Short problem: Return all lines in the material below that contain "this".

Start Supplied information

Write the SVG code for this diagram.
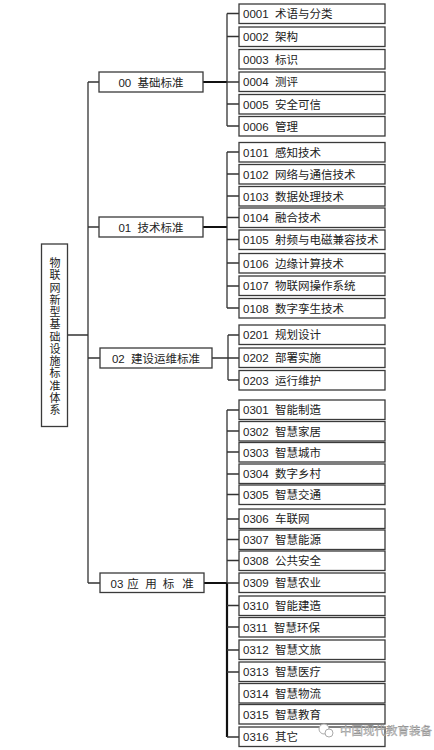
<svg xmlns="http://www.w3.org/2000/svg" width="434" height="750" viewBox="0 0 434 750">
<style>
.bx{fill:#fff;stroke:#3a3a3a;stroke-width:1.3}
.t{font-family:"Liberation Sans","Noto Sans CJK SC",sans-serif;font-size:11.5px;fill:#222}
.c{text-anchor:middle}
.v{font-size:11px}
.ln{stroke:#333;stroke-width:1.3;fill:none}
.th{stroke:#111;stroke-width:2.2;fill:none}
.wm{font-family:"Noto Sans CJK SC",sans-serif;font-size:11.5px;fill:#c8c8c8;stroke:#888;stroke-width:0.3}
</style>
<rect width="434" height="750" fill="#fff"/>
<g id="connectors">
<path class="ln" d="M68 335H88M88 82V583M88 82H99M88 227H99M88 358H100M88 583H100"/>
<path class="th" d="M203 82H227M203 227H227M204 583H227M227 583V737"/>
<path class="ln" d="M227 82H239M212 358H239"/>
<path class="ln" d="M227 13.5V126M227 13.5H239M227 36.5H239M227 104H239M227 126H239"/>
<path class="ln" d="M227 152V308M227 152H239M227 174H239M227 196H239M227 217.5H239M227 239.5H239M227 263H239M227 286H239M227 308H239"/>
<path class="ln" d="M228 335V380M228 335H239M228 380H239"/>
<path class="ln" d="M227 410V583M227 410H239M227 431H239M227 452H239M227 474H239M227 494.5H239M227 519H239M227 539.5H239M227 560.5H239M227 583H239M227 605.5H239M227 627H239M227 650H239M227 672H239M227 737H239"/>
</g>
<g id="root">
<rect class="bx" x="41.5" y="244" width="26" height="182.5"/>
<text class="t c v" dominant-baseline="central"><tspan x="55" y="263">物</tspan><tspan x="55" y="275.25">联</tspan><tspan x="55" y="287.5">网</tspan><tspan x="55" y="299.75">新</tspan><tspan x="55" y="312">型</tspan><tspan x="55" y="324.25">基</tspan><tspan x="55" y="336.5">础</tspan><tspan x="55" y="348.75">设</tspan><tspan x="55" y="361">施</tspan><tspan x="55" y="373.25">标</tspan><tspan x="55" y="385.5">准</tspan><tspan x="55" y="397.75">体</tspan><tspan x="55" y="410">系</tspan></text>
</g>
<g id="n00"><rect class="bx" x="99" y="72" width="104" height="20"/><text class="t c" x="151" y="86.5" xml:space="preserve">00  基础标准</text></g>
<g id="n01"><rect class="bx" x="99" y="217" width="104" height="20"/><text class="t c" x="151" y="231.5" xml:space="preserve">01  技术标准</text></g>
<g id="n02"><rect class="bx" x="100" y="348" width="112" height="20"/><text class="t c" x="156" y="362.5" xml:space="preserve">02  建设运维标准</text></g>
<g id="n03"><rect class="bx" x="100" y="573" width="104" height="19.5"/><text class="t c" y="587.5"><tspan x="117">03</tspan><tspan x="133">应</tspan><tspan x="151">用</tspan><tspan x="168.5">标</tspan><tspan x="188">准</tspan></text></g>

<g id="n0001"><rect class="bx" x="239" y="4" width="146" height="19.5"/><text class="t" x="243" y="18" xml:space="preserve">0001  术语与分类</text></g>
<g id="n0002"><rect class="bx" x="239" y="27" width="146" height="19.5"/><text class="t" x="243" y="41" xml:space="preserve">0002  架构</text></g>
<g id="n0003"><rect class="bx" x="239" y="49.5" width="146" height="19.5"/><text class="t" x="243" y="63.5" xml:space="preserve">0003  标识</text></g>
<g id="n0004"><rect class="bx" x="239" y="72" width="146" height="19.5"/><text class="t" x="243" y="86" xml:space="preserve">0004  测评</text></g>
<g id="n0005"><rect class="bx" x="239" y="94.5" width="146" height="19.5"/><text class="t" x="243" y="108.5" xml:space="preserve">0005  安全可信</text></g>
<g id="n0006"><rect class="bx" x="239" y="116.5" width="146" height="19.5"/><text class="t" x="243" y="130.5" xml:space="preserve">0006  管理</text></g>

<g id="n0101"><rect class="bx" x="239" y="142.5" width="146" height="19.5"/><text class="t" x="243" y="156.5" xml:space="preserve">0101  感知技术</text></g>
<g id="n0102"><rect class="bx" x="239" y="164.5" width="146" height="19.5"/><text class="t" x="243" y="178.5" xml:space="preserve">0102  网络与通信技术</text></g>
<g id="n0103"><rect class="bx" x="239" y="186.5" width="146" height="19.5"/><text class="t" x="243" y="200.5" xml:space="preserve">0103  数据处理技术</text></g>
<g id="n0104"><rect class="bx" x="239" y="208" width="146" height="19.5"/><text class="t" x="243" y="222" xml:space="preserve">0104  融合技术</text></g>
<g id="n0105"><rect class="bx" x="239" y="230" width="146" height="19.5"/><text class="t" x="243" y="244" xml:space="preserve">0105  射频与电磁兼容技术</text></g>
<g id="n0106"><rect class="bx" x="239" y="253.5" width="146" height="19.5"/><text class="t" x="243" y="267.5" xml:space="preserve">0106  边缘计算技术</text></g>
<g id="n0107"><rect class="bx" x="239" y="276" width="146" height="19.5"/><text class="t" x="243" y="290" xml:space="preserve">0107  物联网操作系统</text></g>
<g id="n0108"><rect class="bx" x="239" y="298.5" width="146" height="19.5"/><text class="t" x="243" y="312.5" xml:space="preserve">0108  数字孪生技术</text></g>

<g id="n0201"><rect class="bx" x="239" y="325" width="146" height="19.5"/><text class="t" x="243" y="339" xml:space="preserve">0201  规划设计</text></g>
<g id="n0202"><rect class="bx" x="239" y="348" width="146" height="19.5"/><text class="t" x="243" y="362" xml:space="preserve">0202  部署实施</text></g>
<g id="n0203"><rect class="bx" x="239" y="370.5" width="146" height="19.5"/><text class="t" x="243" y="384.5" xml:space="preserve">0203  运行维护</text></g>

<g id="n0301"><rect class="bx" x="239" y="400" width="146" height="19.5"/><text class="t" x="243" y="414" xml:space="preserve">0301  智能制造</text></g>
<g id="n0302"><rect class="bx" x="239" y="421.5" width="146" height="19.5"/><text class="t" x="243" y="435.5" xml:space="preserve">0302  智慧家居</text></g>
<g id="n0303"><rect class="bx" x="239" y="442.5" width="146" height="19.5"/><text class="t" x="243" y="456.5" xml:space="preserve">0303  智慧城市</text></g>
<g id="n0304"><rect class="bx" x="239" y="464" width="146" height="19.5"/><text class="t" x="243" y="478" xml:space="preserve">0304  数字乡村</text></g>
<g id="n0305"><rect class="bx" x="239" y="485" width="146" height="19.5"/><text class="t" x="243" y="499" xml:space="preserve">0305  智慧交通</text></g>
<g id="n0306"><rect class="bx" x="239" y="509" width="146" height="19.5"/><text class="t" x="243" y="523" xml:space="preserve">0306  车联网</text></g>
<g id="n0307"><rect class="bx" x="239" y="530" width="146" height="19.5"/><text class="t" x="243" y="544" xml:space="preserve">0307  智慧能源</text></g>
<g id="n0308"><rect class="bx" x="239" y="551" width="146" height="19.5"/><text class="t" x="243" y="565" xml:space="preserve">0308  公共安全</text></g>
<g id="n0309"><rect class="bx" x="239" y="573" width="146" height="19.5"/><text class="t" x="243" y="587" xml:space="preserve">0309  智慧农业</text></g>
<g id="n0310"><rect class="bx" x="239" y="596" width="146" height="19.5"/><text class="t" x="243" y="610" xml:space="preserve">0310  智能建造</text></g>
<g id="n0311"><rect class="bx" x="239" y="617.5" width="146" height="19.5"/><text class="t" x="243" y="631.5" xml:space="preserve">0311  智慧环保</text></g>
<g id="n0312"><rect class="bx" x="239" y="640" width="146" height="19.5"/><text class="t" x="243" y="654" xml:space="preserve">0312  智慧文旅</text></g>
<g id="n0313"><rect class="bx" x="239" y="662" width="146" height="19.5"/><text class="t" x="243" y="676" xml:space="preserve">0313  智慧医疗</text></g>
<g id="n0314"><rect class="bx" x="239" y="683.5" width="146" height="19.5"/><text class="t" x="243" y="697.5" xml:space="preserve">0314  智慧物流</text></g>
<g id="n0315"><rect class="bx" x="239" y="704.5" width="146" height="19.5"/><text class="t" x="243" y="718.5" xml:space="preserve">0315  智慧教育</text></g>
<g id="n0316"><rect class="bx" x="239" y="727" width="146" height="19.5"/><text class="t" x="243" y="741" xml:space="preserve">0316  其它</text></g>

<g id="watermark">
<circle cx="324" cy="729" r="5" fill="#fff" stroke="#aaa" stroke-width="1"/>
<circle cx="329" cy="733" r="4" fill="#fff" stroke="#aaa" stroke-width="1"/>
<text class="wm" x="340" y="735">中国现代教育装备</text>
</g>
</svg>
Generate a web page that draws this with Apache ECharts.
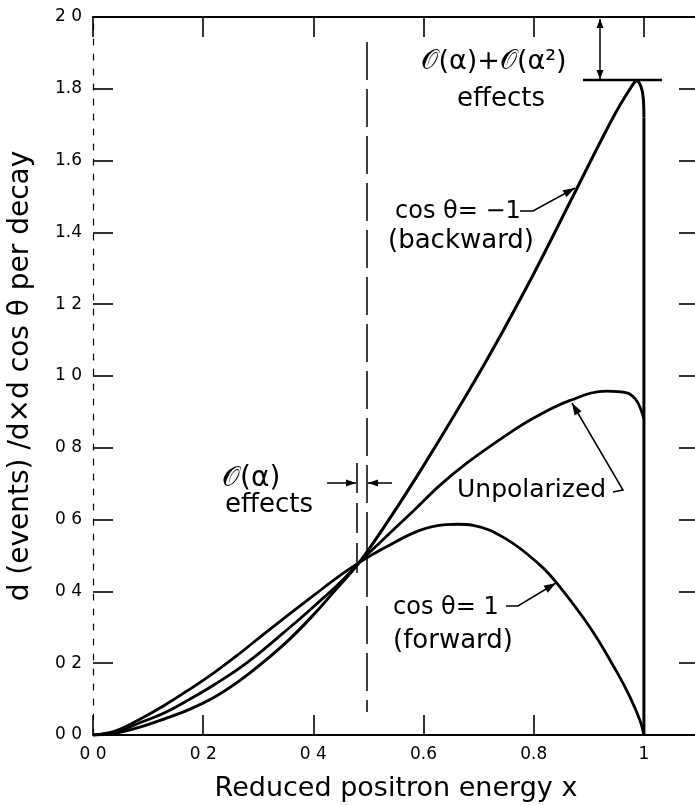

End Supplied information

Answer for the task:
Write the SVG code for this diagram.
Generate a web page that draws this with Apache ECharts.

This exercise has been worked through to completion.